Classification Review discussion forum: draft principles for reform

Commenting on this forum closed on 2 September 2011.

In May this year the ALRC released an Issues Paper that provided an overview of the current classification system, and an assessment of its strengths and weaknesses.

Based on submissions in response to that Issues Paper, face-to-face consultations, and a review of relevant legislation and government reports, the ALRC has developed a set of eight draft principles for reform. We envisage them as the main principles that should underpin any new policy framework.

The ALRC is in the process of writing a discussion paper, which will contain detailed ideas and proposals for reform. The discussion paper will be released in September. In the meantime, we welcome feedback from the public about these broad principles for reform and whether there are any others that should be included.

The eight principles are listed below. Please click on the links for further explanation of each principle, and to provide feedback.

Please keep comments to not more than 200 words.

Moderation policy and process

We want to have the best conversation we can about the Classification Review. Comments will be moderated, so there may be a delay between submission and publication of comments. This delay will be longer outside of normal working hours. The moderation process allows us to make sure that spam or comments that breach the ALRC's Participation Protocols are not published. 

Topics

1. Australians should be able to read, hear, see and participate in media of their choice

Should  the principle that adults be able to read, see and hear what they want be extended to a more general statement on the right to communicate, and be able to participate in the media of their choice?

5. The regulatory and classification framework needs to be responsive to technological change and adaptive to new technologies, platforms and services

The ALRC is interested in your thoughts about the extent to which a revised National Classification Scheme can be more adaptive to new technologies, platforms and services.

Other comments

Do you have any comments about these draft principles for reform generally?

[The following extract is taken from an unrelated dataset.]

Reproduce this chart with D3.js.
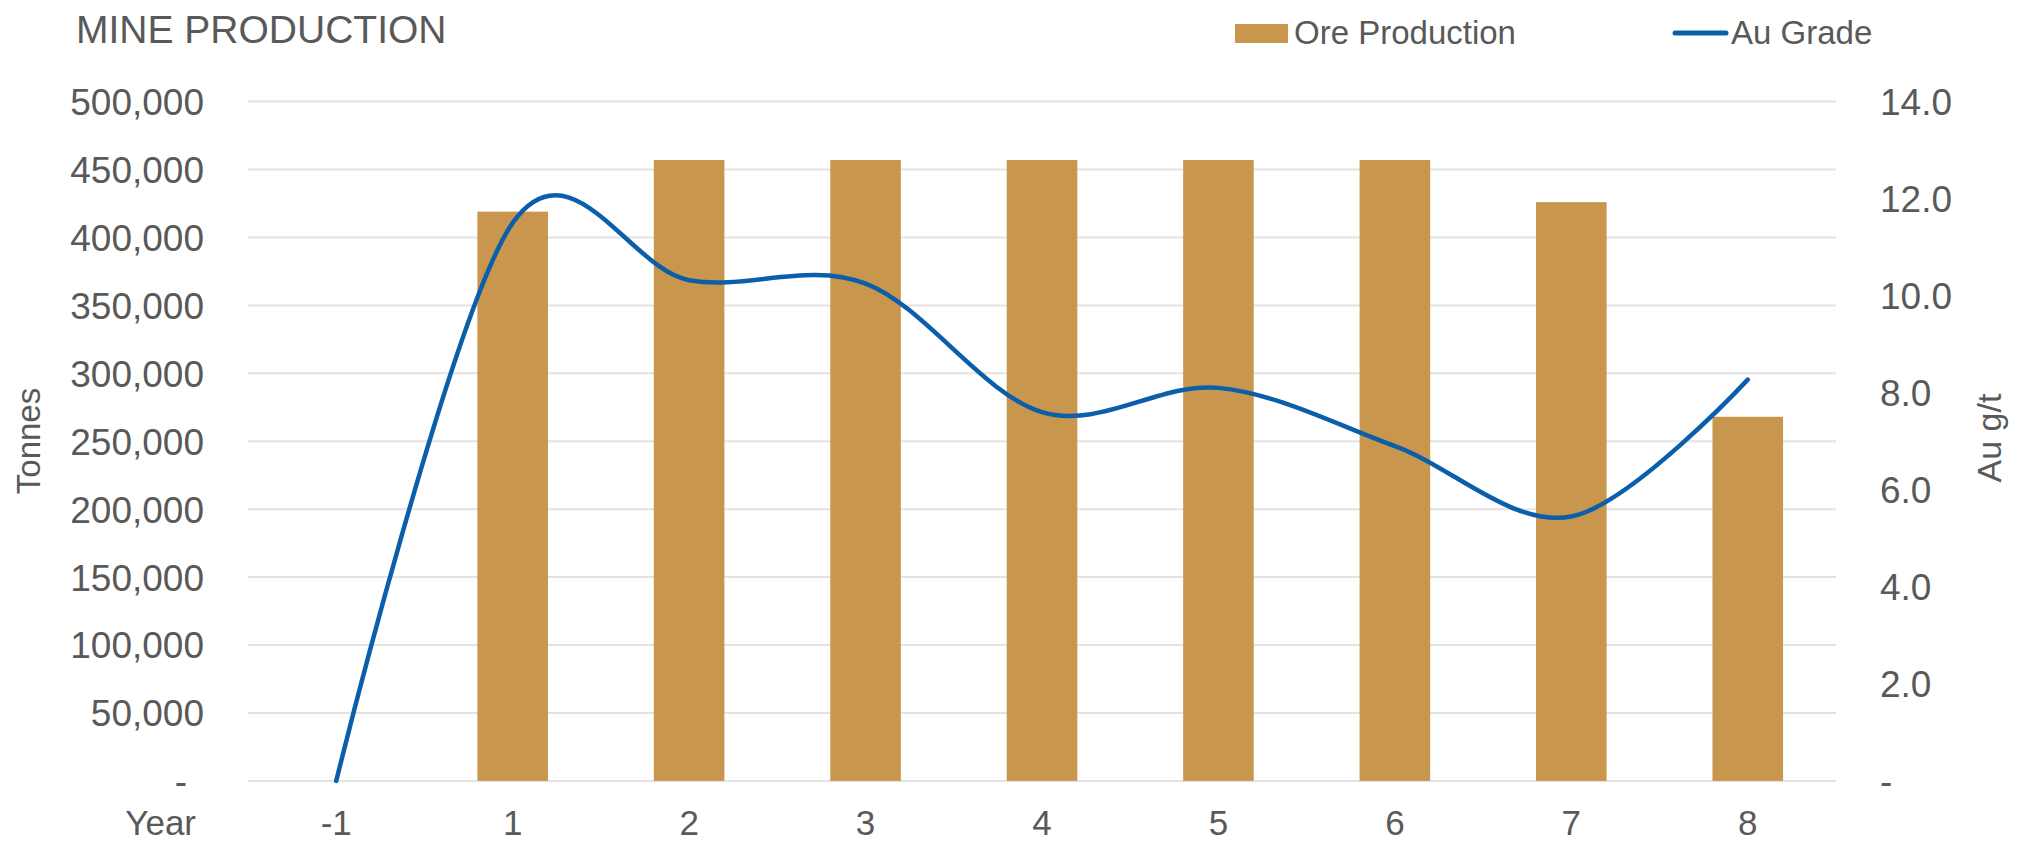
<!DOCTYPE html>
<html>
<head>
<meta charset="utf-8">
<script src="https://cdn.jsdelivr.net/npm/d3@7"></script>
<style>
  html, body { margin: 0; padding: 0; background: #ffffff; }
  svg { display: block; }
  text { font-family: "Liberation Sans", Arial, sans-serif; fill: #595959; }
</style>
</head>
<body>
<svg id="chart" width="2017" height="843"></svg>
<script>
// Mine production schedule by year
const years = ["-1", "1", "2", "3", "4", "5", "6", "7", "8"];
const oreTonnes = [0, 419000, 457000, 457000, 457000, 457000, 457000, 426000, 268000];
const auGrade = [0, 11.5, 10.32, 10.25, 7.6, 8.1, 6.9, 5.45, 8.27];
const tonneTicks = [0, 50000, 100000, 150000, 200000, 250000, 300000, 350000, 400000, 450000, 500000];
const gradeTicks = [0, 2, 4, 6, 8, 10, 12, 14];

const W = 2017, H = 843;
const plot = { left: 248, right: 1836, top: 101.6, bottom: 780.9 };

const svg = d3.select("#chart");

const x = d3.scaleBand()
  .domain(years)
  .range([plot.left, plot.right])
  .paddingInner(0.6)
  .paddingOuter(0.3);

const yLeft = d3.scaleLinear().domain([0, 500000]).range([plot.bottom, plot.top]);
const yRight = d3.scaleLinear().domain([0, 14]).range([plot.bottom, plot.top]);

const fmtTonnes = d => d === 0 ? "-" : d3.format(",")(d);
const fmtGrade = d => d === 0 ? "-" : d3.format(".1f")(d);

// Horizontal gridlines
svg.append("g").attr("class", "grid")
  .selectAll("line")
  .data(tonneTicks)
  .join("line")
  .attr("x1", plot.left)
  .attr("x2", plot.right)
  .attr("y1", d => yLeft(d))
  .attr("y2", d => yLeft(d))
  .attr("stroke", "#e3e3e3")
  .attr("stroke-width", 2);

// Left axis (tonnes)
const leftAxis = svg.append("g")
  .attr("transform", `translate(${plot.left - 44},0)`)
  .call(d3.axisLeft(yLeft).tickValues(tonneTicks).tickFormat(fmtTonnes).tickSize(0).tickPadding(0));
leftAxis.select(".domain").remove();
leftAxis.selectAll("text")
  .style("font-family", "'Liberation Sans', Arial, sans-serif")
  .attr("font-size", 37)
  .attr("fill", "#595959")
  .attr("dy", "0.35em")
  .attr("dx", d => d === 0 ? -17 : 0);

// Right axis (Au grade)
const rightAxis = svg.append("g")
  .attr("transform", `translate(${plot.right + 44},0)`)
  .call(d3.axisRight(yRight).tickValues(gradeTicks).tickFormat(fmtGrade).tickSize(0).tickPadding(0));
rightAxis.select(".domain").remove();
rightAxis.selectAll("text")
  .style("font-family", "'Liberation Sans', Arial, sans-serif")
  .attr("font-size", 37)
  .attr("fill", "#595959")
  .attr("dy", "0.35em");

// Category axis
const bottomAxis = svg.append("g")
  .attr("transform", `translate(0,${plot.bottom})`)
  .call(d3.axisBottom(x).tickSize(0).tickPadding(0));
bottomAxis.select(".domain").remove();
bottomAxis.selectAll("text")
  .style("font-family", "'Liberation Sans', Arial, sans-serif")
  .attr("font-size", 35)
  .attr("fill", "#595959")
  .attr("dy", null)
  .attr("y", 54);

svg.append("text")
  .attr("x", 196)
  .attr("y", plot.bottom + 54)
  .attr("text-anchor", "end")
  .attr("font-size", 35)
  .text("Year");

// Ore production bars
svg.append("g").attr("class", "bars")
  .selectAll("rect")
  .data(years.map((y, i) => ({ year: y, value: oreTonnes[i] })))
  .join("rect")
  .attr("x", d => x(d.year))
  .attr("width", x.bandwidth())
  .attr("y", d => yLeft(d.value))
  .attr("height", d => yLeft(0) - yLeft(d.value))
  .attr("fill", "#c9964d");

// Au grade smoothed line
const line = d3.line()
  .x(d => x(d.year) + x.bandwidth() / 2)
  .y(d => yRight(d.value))
  .curve(d3.curveCatmullRom.alpha(0));

svg.append("path")
  .datum(years.map((y, i) => ({ year: y, value: auGrade[i] })))
  .attr("d", line)
  .attr("fill", "none")
  .attr("stroke", "#0b5faa")
  .attr("stroke-width", 4.5)
  .attr("stroke-linecap", "round")
  .attr("stroke-linejoin", "round");

// Axis titles
svg.append("text")
  .attr("transform", `translate(40,441) rotate(-90)`)
  .attr("text-anchor", "middle")
  .attr("font-size", 33)
  .text("Tonnes");

svg.append("text")
  .attr("transform", `translate(2001,438) rotate(-90)`)
  .attr("text-anchor", "middle")
  .attr("font-size", 34)
  .text("Au g/t");

// Title
svg.append("text")
  .attr("x", 76)
  .attr("y", 43)
  .attr("font-size", 39)
  .text("MINE PRODUCTION");

// Legend
const legend = svg.append("g").attr("class", "legend");
legend.append("rect")
  .attr("x", 1235).attr("y", 24)
  .attr("width", 53).attr("height", 19)
  .attr("fill", "#c9964d");
legend.append("text")
  .attr("x", 1294).attr("y", 44)
  .attr("font-size", 33)
  .text("Ore Production");
legend.append("line")
  .attr("x1", 1675).attr("x2", 1726)
  .attr("y1", 33).attr("y2", 33)
  .attr("stroke", "#0b5faa")
  .attr("stroke-width", 5)
  .attr("stroke-linecap", "round");
legend.append("text")
  .attr("x", 1731).attr("y", 44)
  .attr("font-size", 33)
  .text("Au Grade");
</script>
</body>
</html>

Are there any others you think should be included?

8. Classification regulation should be focused upon content rather than platform or means of delivery

The ALRC is interested in views about this principle and in particular if there are any issues that may arise with the practical application of such an approach.

7. Classification regulation should be kept to the minimum needed to achieve a clear public purpose, should be clear in its scope and application

The ALRC is interested in views on the most suitable balance between direct government regulation and other approaches where there is greater involvement of industry in the regulation process.

6. The classification framework should not impede competition and innovation, and not disadvantage Australian media content and service providers in international markets

The ALRC is interested in the extent to which the regulatory burden on industry can be minimised while giving effect to the other principles of reform outlined here.

4. The national classification scheme needs to provide consumer information in a timely and clear manner, and to provide a responsive and effective means of addressing community concerns, including complaints

The ALRC welcomes comment on the role of the National Classification Scheme as a source of consumer advice about media content for individuals and families.

3. Children should be protected from material likely to harm or disturb them

The ALRC welcomes discussion on this principle, and particularly around its relationship to Principles 1 and 2.

2. Communications and media services available to Australians should broadly reflect community standards, while recognising a diversity of views, cultures and ideas in the community

The ALRC welcomes discussion on this principle, particularly in relation to the continuing relevance of ‘community standards’ in the context of media convergence, but also in relation to a diverse and multicultural Australian society.